Transactors: pay balance in full each month. Use cards for convenience, rewards, frauds protection, and credit history. Pay essentially nothing in interest. Represent roughly 50 to 55 percent of cardholders depending on country and economic conditions.

Revolvers: carry balances month-to-month. Pay interest, typically 20 to 30 percent APR. Represent roughly 45 to 50 percent of cardholders. Generate most of the profit for card issuers.

The two groups have fundamentally different relationships with the product. For transactors, cards are tools that earn rewards and provide protections at no direct cost. For revolvers, cards are expensive debt instruments that consume substantial fractions of household income through interest charges.

The transition between groups is significant. Someone who's always paid in full and then misses payments due to crisis can rapidly find themselves in the revolver category with high balances and accumulating interest. Once there, escape is hard.
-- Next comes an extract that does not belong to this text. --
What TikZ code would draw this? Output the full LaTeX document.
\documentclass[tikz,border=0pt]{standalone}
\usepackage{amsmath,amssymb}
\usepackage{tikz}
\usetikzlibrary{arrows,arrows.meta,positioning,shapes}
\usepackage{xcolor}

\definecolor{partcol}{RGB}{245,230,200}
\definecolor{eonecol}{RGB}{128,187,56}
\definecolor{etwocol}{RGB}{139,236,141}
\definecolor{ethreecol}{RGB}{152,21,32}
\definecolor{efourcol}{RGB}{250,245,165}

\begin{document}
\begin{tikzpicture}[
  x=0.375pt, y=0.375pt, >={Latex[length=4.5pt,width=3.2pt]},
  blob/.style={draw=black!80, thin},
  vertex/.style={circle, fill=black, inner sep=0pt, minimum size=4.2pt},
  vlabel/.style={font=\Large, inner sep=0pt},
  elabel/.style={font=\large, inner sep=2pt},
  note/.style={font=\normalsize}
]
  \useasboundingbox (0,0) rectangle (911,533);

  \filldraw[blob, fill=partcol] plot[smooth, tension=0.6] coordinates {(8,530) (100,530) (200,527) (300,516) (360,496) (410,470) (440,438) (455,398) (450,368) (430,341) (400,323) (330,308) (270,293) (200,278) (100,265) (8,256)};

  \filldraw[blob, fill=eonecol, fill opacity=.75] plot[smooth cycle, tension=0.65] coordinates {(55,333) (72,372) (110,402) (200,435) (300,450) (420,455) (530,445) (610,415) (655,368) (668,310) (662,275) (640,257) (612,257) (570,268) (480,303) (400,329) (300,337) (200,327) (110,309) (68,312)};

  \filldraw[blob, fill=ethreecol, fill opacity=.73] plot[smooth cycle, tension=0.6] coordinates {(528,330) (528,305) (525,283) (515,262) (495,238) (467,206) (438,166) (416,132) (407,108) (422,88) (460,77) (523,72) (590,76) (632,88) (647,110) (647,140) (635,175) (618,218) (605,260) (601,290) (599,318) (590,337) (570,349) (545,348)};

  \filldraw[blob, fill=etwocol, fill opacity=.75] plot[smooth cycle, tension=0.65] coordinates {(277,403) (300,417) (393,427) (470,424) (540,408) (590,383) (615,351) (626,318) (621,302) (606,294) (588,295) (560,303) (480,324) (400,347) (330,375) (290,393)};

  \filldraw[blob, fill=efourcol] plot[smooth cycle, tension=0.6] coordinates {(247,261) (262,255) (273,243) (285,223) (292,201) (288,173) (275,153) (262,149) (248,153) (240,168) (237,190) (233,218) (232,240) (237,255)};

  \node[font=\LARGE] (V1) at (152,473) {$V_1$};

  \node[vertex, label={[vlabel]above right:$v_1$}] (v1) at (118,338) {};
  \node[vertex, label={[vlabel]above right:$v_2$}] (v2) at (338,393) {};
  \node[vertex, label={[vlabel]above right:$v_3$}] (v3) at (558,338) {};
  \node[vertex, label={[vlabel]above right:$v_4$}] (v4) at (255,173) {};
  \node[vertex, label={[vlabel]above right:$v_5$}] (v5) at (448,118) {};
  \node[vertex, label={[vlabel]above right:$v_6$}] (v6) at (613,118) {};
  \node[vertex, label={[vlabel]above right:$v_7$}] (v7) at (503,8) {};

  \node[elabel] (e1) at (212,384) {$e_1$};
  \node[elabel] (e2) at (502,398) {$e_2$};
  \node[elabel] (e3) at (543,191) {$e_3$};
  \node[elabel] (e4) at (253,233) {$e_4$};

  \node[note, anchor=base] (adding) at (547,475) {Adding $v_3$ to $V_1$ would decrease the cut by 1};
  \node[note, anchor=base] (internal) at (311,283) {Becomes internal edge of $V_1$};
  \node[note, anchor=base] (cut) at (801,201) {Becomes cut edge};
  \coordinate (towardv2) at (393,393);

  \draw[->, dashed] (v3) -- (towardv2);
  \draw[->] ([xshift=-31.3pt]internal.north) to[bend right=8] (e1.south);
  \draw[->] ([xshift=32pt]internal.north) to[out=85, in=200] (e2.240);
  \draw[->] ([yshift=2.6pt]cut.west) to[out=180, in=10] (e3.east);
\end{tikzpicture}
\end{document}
The practical implication: structure your relationship with cards around whether you can reliably pay in full. If yes, choose cards thoughtfully and use them. If not, either build the discipline first or reduce reliance on cards.

2. How the business works

Credit card profits come from several sources:

Interest charges on revolved balances: by far the largest profit center. APRs of 20 to 29 percent on outstanding balances generate large returns for issuers.

Interchange fees: paid by merchants on every transaction. Typically 1.5 to 3.5 percent of the transaction amount. Cardholders don't see these directly; merchants pay them and often build them into prices.
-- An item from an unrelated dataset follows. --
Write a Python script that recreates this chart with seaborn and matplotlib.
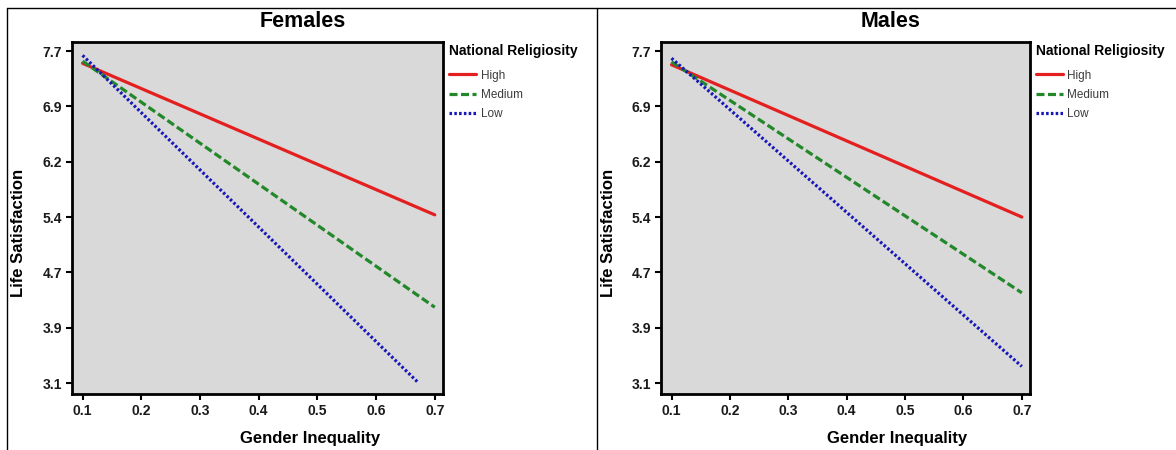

Annual fees on premium cards: $95 to $695+ for various tiers. Profitable for issuers; sometimes provide rewards exceeding the fee for high-volume users.

Late fees: $25 to $39 typically; assessed for missed minimum payments.
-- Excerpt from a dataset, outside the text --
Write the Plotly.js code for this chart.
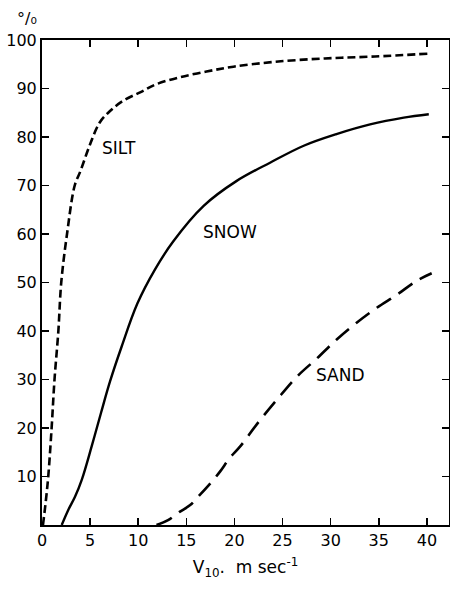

Foreign transaction fees, cash advance fees, balance transfer fees: smaller revenue sources but profitable.

Rewards costs (cashback, points): a cost center, balanced against the increased usage they generate. Rewards typically valued at 1 to 5 percent of transactions, funded primarily by interchange fees.

Understanding the model explains features that otherwise seem strange:

  • Why credit limits are typically much higher than required for normal use (encourages spending)
  • Why promotional 0 percent offers are common (acquires customers who may later revolve)
  • Why minimum payments are low (extends repayment timeline, increasing interest)
  • Why rewards focus on spending (more transactions = more interchange)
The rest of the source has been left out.